Source excerpt:
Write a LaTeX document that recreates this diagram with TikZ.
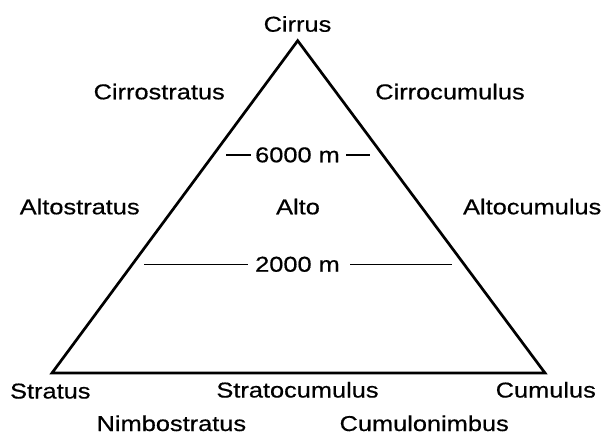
\documentclass[tikz,border=0pt]{standalone}
\usepackage{fontspec}
\usepackage{graphicx}
\setmainfont{Liberation Sans}
\newfontfamily\labfont[FakeBold=0.5]{Liberation Sans}
\newcommand{\lbl}[1]{\scalebox{1.18}[1]{#1}}
\tikzset{
  lab/.style={anchor=base, inner sep=0pt, font=\labfont\fontsize{21.5bp}{25bp}\selectfont},
  edge/.style={line width=2.7bp, line join=miter},
  level/.style={line width=1.1bp}
}
\begin{document}
\begin{tikzpicture}[x=1bp, y=-1bp]
\useasboundingbox (0,0) rectangle (603,436);
% triangle
\coordinate (top) at (297.7,40.7);
\coordinate (bl) at (52,373);
\coordinate (br) at (545,373);
\draw[edge] (top) -- (br) -- (bl) -- cycle;
% level lines
\coordinate (a1) at (226,155);
\coordinate (a2) at (250.7,155);
\coordinate (a3) at (346,155);
\coordinate (a4) at (370,155);
\coordinate (b1) at (144,264.3);
\coordinate (b2) at (248.3,264.3);
\coordinate (b3) at (350,264.3);
\coordinate (b4) at (451.7,264.3);
\draw[level] (a1) -- (a2);
\draw[level] (a3) -- (a4);
\draw[level] (b1) -- (b2);
\draw[level] (b3) -- (b4);
% labels
\node[lab] (cirrus) at (297.5,31.7) {\lbl{Cirrus}};
\node[lab] (cirrostratus) at (159.2,99.3) {\lbl{Cirrostratus}};
\node[lab] (cirrocumulus) at (450,99.3) {\lbl{Cirrocumulus}};
\node[lab] (h6000) at (297.5,162.3) {\lbl{6000 m}};
\node[lab] (altostratus) at (79.7,214.3) {\lbl{Altostratus}};
\node[lab] (alto) at (298,214.3) {\lbl{Alto}};
\node[lab] (altocumulus) at (532.2,214.3) {\lbl{Altocumulus}};
\node[lab] (h2000) at (297.5,271.7) {\lbl{2000 m}};
\node[lab] (stratus) at (50.3,398.5) {\lbl{Stratus}};
\node[lab] (stratocumulus) at (297.5,397.5) {\lbl{Stratocumulus}};
\node[lab] (cumulus) at (545.8,397.5) {\lbl{Cumulus}};
\node[lab] (nimbostratus) at (171.4,431) {\lbl{Nimbostratus}};
\node[lab] (cumulonimbus) at (424.2,431) {\lbl{Cumulonimbus}};
\end{tikzpicture}
\end{document}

Job:
Retype the listing exactly. Pictures do not belong in the copy.

Exercise response:
Write a LaTeX document that recreates this diagram with TikZ.
\documentclass[tikz,border=0pt]{standalone}
\usepackage{fontspec}
\usepackage{graphicx}
\setmainfont{Liberation Sans}
\newfontfamily\labfont[FakeBold=0.5]{Liberation Sans}
\newcommand{\lbl}[1]{\scalebox{1.18}[1]{#1}}
\tikzset{
  lab/.style={anchor=base, inner sep=0pt, font=\labfont\fontsize{21.5bp}{25bp}\selectfont},
  edge/.style={line width=2.7bp, line join=miter},
  level/.style={line width=1.1bp}
}
\begin{document}
\begin{tikzpicture}[x=1bp, y=-1bp]
\useasboundingbox (0,0) rectangle (603,436);
% triangle
\coordinate (top) at (297.7,40.7);
\coordinate (bl) at (52,373);
\coordinate (br) at (545,373);
\draw[edge] (top) -- (br) -- (bl) -- cycle;
% level lines
\coordinate (a1) at (226,155);
\coordinate (a2) at (250.7,155);
\coordinate (a3) at (346,155);
\coordinate (a4) at (370,155);
\coordinate (b1) at (144,264.3);
\coordinate (b2) at (248.3,264.3);
\coordinate (b3) at (350,264.3);
\coordinate (b4) at (451.7,264.3);
\draw[level] (a1) -- (a2);
\draw[level] (a3) -- (a4);
\draw[level] (b1) -- (b2);
\draw[level] (b3) -- (b4);
% labels
\node[lab] (cirrus) at (297.5,31.7) {\lbl{Cirrus}};
\node[lab] (cirrostratus) at (159.2,99.3) {\lbl{Cirrostratus}};
\node[lab] (cirrocumulus) at (450,99.3) {\lbl{Cirrocumulus}};
\node[lab] (h6000) at (297.5,162.3) {\lbl{6000 m}};
\node[lab] (altostratus) at (79.7,214.3) {\lbl{Altostratus}};
\node[lab] (alto) at (298,214.3) {\lbl{Alto}};
\node[lab] (altocumulus) at (532.2,214.3) {\lbl{Altocumulus}};
\node[lab] (h2000) at (297.5,271.7) {\lbl{2000 m}};
\node[lab] (stratus) at (50.3,398.5) {\lbl{Stratus}};
\node[lab] (stratocumulus) at (297.5,397.5) {\lbl{Stratocumulus}};
\node[lab] (cumulus) at (545.8,397.5) {\lbl{Cumulus}};
\node[lab] (nimbostratus) at (171.4,431) {\lbl{Nimbostratus}};
\node[lab] (cumulonimbus) at (424.2,431) {\lbl{Cumulonimbus}};
\end{tikzpicture}
\end{document}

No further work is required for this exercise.